As the season’s second half – the post-All-Star break portion of the schedule – begins tonight in Baltimore, the Orioles resume play at 54-35. They are two games behind Tampa Bay for the American League East lead and hold the No. 1 AL wild card spot, leading by five games for that over Houston and Toronto.
Their win percentage of .607 projects to 98 wins over a full season and is their eighth-best win percentage all-time at the All-Star break.
Here are a few questions that will be answered in the second half:
What will the trade deadline look like for the club?
Well, one guess is that the Orioles will be rumored to have their hand in several potential deals. But the Orioles hold some nice cards here. For one, they have the No. 1 farm in the game and several top 100 prospects at higher levels that are already in the majors, are major league-ready or are close. These are the types of players that are coveted around the sport. The Orioles are loaded in what you could call “prospect capital.”
They also have a lower payroll and certainly are able to take on some salary if it comes to that. Their first choice might be to acquire talent, likely pitching, that can not only help this year but for a year or more to come. To get a player with some team control, they might need both that capital and the dollars to spend.

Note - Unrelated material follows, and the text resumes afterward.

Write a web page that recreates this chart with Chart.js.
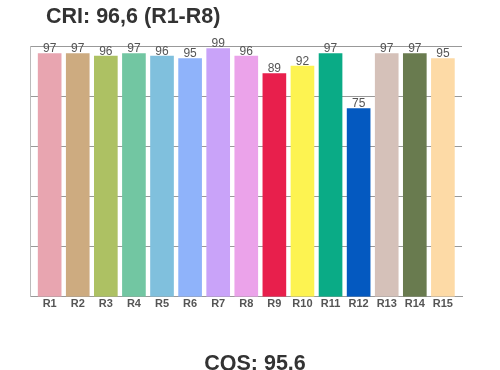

Mike Elias has been open here, saying the Orioles will be buyers. But it takes two teams to make a deal and there could be fewer sellers than buyers over the next few weeks. It will be a fascinating to find out which deals the O’s could be involved in, which young players they would be willing to part with and how far they are willing to go at the deadline.
Can the O’s catch the Rays?
This answer for much of the first half was probably “doubtful.” Now it’s been upgraded to “well, maybe.”
Birdland should happily take that.
The Rays started 13-0, 20-3 and 27-6. They were smashing teams and seemingly running away with the division. After those first 13 games the Orioles were six games behind. But they were just 4 1/2 games behind when the Rays were 20-3, as they were 15-7. They were still just 4 1/2 behind when Tampa Bay was 27-6 on May 5. They were 22-10.
But as recently as the Fourth of July, they were six back. But while the Orioles recently had a 1-6 stretch the Rays went 0-7 before winning Sunday. Had Tampa Bay not ended their losing streak then, the lead would be one game over the Orioles, and Baltimore would have been ahead in the loss column.
Head to head, the Orioles are 3-2 versus Tampa Bay. The clubs have eight games remaining against each other. They play a four-game series soon out of the break, July 20-23 at the Trop, and the clubs will play four more times starting Sept. 14 in Baltimore.
Since their 27-6 start, the Rays are 31-29. Since they were 28 games over the .500 mark on June 9, Tampa Bay is 11-16.
So yes, they can be caught. The Orioles have not won an AL East title since 2014, but maybe surprisingly so, one is now within reach.
Is the rotation for real now?
While the Orioles' rotation ERA of 4.48 for the season ranks only 10th best in the American League, the rotation has been much better for about a month now. Since June 9, the O's starter ERA is 3.67. That mark would rank third-best in the AL.
The O’s hit the break with five straight quality starts and a rotation ERA of 1.67 in that five-game win streak. They have gotten seven quality starts over the last nine games, leading to a 2.28 ERA. The starters allowed just five runs in three games at Minnesota.
They are trending up, and if that trend can hold it would be huge for this club. It would mean fewer innings needed from the bullpen, including the sometimes shaky middle relief.
The Orioles now have 34 quality starts on the year, and are 25-9 (.735) when they get one. At one point they were about 10th in the league in that stat, but this recent run of good pitching has them tied for sixth with 34 QS. And the best news is that the have 16 in the past 27 games.
The starters have taken a big turn for the better. If they can keep it up, or something close, Birdland could be in for a lot more fun in the second half.